Official Responses and the "Chart Crime" Controversy
The reaction to the Standard Chartered report was immediate and polarized. Hayden Adams, the founder of Uniswap, publicly praised the report as a "great piece," viewing the endorsement as a validation of years of development.
However, the sentiment was far from unanimous. Omar Kanji, an investor at the prominent crypto-venture firm Dragonfly, took to social media to deliver a blistering critique of the bank’s methodology. Kanji accused the research team of "chart crime," arguing that including Liquidity Provider (LP) fees in the annualized fee calculation—then using that total to justify a lower valuation multiple than Coinbase—was "serious slop analysis."
According to critics, the bank is conflating the fees earned by the liquidity providers (the people supplying the capital) with the revenue that the protocol (and by extension, the UNI token) captures. This distinction is vital: if the fees do not accrue to the token holders, the correlation between fee volume and token price becomes significantly weaker.
Market Implications: The Immediate Surge
Regardless of the academic debates, the market reacted with immediate, high-volume buying pressure. Upon the release of the news, UNI experienced an 18% surge, reclaiming the $3.00 price level and effectively erasing the losses accumulated during the first two weeks of June.
Technical Outlook
- Bullish Scenario: For the momentum to continue, traders are watching for a sustained daily close above the $3.00 psychological barrier. If this level is flipped to support, the technical roadmap points toward resistance targets at $3.60 and $4.00.
- Bearish Scenario: A failure to hold the $3.00 mark would likely invite a wave of profit-taking. Should the price be rejected, short-term sellers may attempt to drag the token back into the $2.60 to $2.40 range, where the previous accumulation zone resides.
Broader Implications for the DeFi Sector
The Standard Chartered coverage of Uniswap is a watershed moment for the crypto industry. It signals that traditional banking institutions are moving beyond mere Bitcoin and Ethereum exposure. They are beginning to conduct fundamental financial analysis on decentralized applications, applying the same valuation frameworks used for traditional equities.

If this trend continues, we may see a "re-rating" of the DeFi sector. For years, DeFi tokens have been valued primarily on hype, liquidity mining rewards, and speculative fervor. If institutions begin to treat these protocols as "yield-generating infrastructure" rather than "crypto-assets," the floor price for high-quality protocols like Uniswap could shift permanently higher.

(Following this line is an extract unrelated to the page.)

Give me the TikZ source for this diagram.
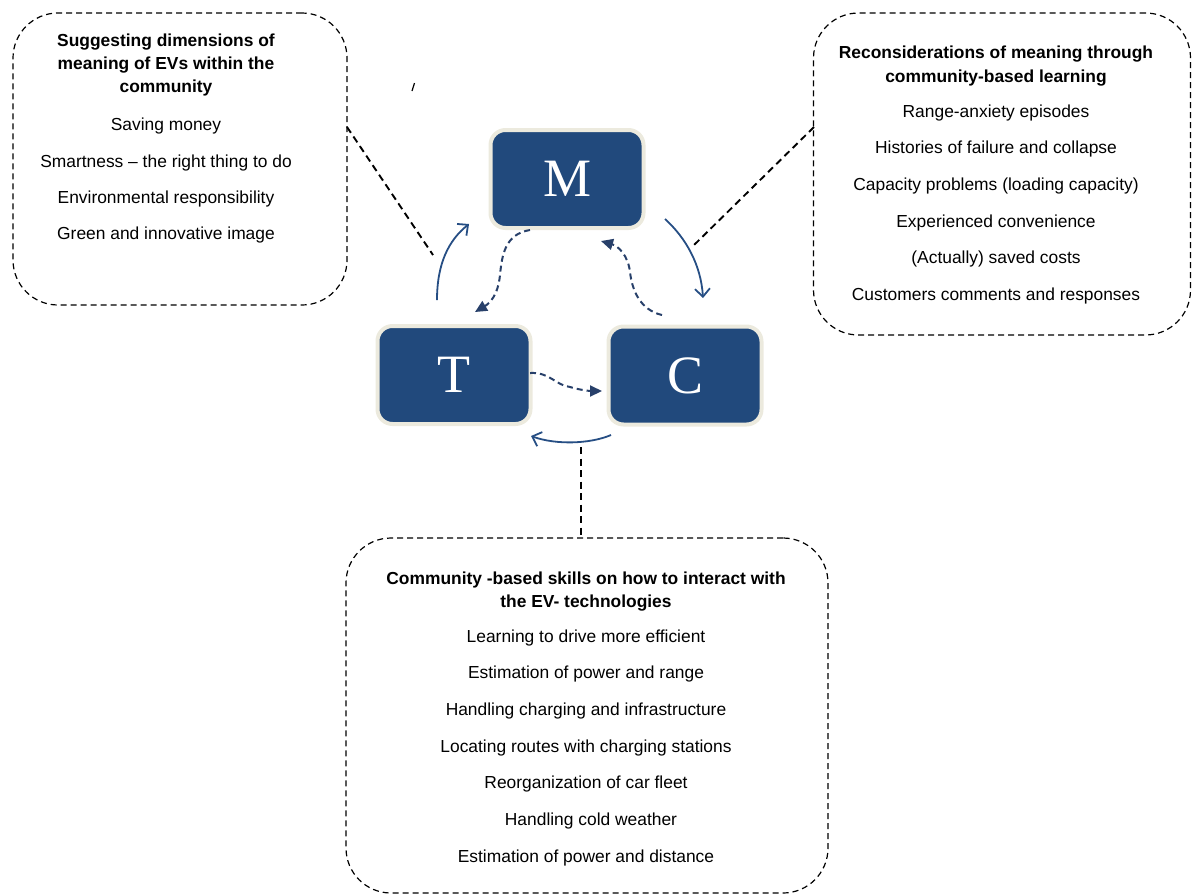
\documentclass[tikz,border=0pt]{standalone}
\usepackage{fontspec}
\newfontfamily\sansf{Liberation Sans}
\newfontfamily\seriff{Liberation Serif}
\usetikzlibrary{arrows.meta}
\definecolor{boxblue}{RGB}{33,73,124}
\definecolor{cream}{RGB}{236,234,222}
\definecolor{arrblue}{RGB}{38,78,132}
\definecolor{dashblue}{RGB}{40,64,106}
\begin{document}
\begin{tikzpicture}[x=1pt,y=-1pt,
  letterbox/.style={draw=cream, line width=4pt, fill=boxblue, rounded corners=15pt,
    minimum width=153pt, minimum height=98pt, text=white, inner sep=0pt,
    font=\seriff\fontsize{54}{54}\selectfont},
  infobox/.style={draw=black, line width=1.2pt, dash pattern=on 6pt off 4pt,
    rounded corners=45pt, inner sep=0pt},
  head/.style={font=\sansf\bfseries\fontsize{17.4}{20}\selectfont, anchor=base, inner sep=0pt},
  item/.style={font=\sansf\fontsize{17.4}{20}\selectfont, anchor=base, inner sep=0pt},
  link/.style={draw=black, line width=1.9pt, dash pattern=on 7pt off 4.5pt},
  cyc/.style={draw=arrblue, line width=1.8pt, -{Straight Barb[length=8pt,width=15pt,line width=1.8pt]}},
  flow/.style={draw=dashblue, line width=2pt, dash pattern=on 6pt off 4pt,
    -{Triangle[length=12pt,width=11pt]}}
]
\useasboundingbox (0,0) rectangle (1193,895);

% dashed information boxes
\node[infobox, minimum width=334pt, minimum height=292pt] (leftbox) at (180,159) {};
\node[infobox, minimum width=377pt, minimum height=322pt] (rightbox) at (1002,174) {};
\node[infobox, minimum width=482pt, minimum height=355pt] (bottombox) at (587,715.5) {};

% left box text
\node[head] (lh1) at (166,46.5) {Suggesting dimensions of};
\node[head] (lh2) at (166,69.5) {meaning of EVs within the};
\node[head] (lh3) at (166,92.5) {community};
\node[item] (li1) at (166,130) {Saving money};
\node[item] (li2) at (166,167) {Smartness – the right thing to do};
\node[item] (li3) at (166,203.5) {Environmental responsibility};
\node[item] (li4) at (166,239.5) {Green and innovative image};

% right box text
\node[head] (rh1) at (996,58) {Reconsiderations of meaning through};
\node[head] (rh2) at (996,82) {community-based learning};
\node[item] (ri1) at (996,117) {Range-anxiety episodes};
\node[item] (ri2) at (996,153.5) {Histories of failure and collapse};
\node[item] (ri3) at (996,190) {Capacity problems (loading capacity)};
\node[item] (ri4) at (996,227) {Experienced convenience};
\node[item] (ri5) at (996,263) {(Actually) saved costs};
\node[item] (ri6) at (996,300) {Customers comments and responses};

% bottom box text
\node[head] (bh1) at (586,584) {Community -based skills on how to interact with};
\node[head] (bh2) at (586,607) {the EV- technologies};
\node[item] (bi1) at (586,642) {Learning to drive more efficient};
\node[item] (bi2) at (586,678.5) {Estimation of power and range};
\node[item] (bi3) at (586,715) {Handling charging and infrastructure};
\node[item] (bi4) at (586,752) {Locating routes with charging stations};
\node[item] (bi5) at (586,788.5) {Reorganization of car fleet};
\node[item] (bi6) at (591,825) {Handling cold weather};
\node[item] (bi7) at (586,862) {Estimation of power and distance};

% letter boxes
\node[letterbox] (M) at (567,179) {M};
\node[letterbox] (T) at (454,375) {T};
\node[letterbox] (C) at (685,375.5) {C};

% named connector end points
\coordinate (l1) at (347,127);
\coordinate (l2) at (433,255);
\coordinate (r1) at (814,127);
\coordinate (r2) at (692,247);
\coordinate (b1) at (581,447);
\coordinate (b2) at (581,538);
\coordinate (tm1) at (437,300);
\coordinate (tm2) at (469,224);
\coordinate (mc1) at (665,219);
\coordinate (mc2) at (703,298);
\coordinate (ct1) at (611,435);
\coordinate (ct2) at (531,436);
\coordinate (dmt1) at (530,230);
\coordinate (dmt2) at (475,312);
\coordinate (dcm1) at (662,315);
\coordinate (dcm2) at (601,241);
\coordinate (dtc1) at (530,373);
\coordinate (dtc2) at (602,391);
\coordinate (s1) at (412,91);
\coordinate (s2) at (414.5,83);

% black dashed links
\draw[link] (l1) -- (l2);
\draw[link] (r1) -- (r2);
\draw[link] (b1) -- (b2);

% stray mark
\draw[line width=1.2pt] (s1) -- (s2);

% solid cycle arrows
\draw[cyc] (tm1) .. controls (437,263) and (449,240) .. (tm2);
\draw[cyc] (mc1) .. controls (686,238) and (701,265) .. (mc2);
\draw[cyc] (ct1) .. controls (590,444) and (556,445) .. (ct2);

% dashed flow arrows
\draw[flow] (dmt1) .. controls (505,234) and (502,255) .. (500,275)
  .. controls (498,295) and (490,303) .. (dmt2);
\draw[flow] (dcm1) .. controls (640,310) and (632,290) .. (630,272)
  .. controls (628,255) and (618,246) .. (dcm2);
\draw[flow] (dtc1) .. controls (550,372) and (555,385) .. (570,387)
  .. controls (580,390) and (590,391) .. (dtc2);
\end{tikzpicture}
\end{document}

However, this transition is not without risks. Regulatory oversight remains the ultimate "black swan" event. As Uniswap becomes the backbone for institutional tokenization, it will inevitably draw the attention of global financial regulators. The question of how the protocol handles compliance, KYC (Know Your Customer) requirements for institutional users, and potential governance capture will be the defining factors in whether the $100 price target becomes a reality or remains a cautionary tale of institutional exuberance.
Conclusion
Standard Chartered’s prediction of a $100 UNI by 2030 is less a price forecast and more a declaration of the bank’s belief in the future of the tokenized economy. While the methodology behind the target has sparked valid, heated debate among crypto-native professionals, the fact that such a conversation is taking place at the highest levels of global finance is, in itself, a victory for the DeFi movement.
As the protocol continues to burn supply, integrate with traditional giants, and scale its infrastructure, the gap between "experimental code" and "financial backbone" continues to narrow. Whether or not UNI reaches the century mark by 2030, the path it has paved for institutional-grade decentralized finance is now a well-trodden road that others are bound to follow. Investors, meanwhile, are left to weigh the bank’s optimistic projections against the inherent volatility and regulatory uncertainty that still defines the frontier of digital assets.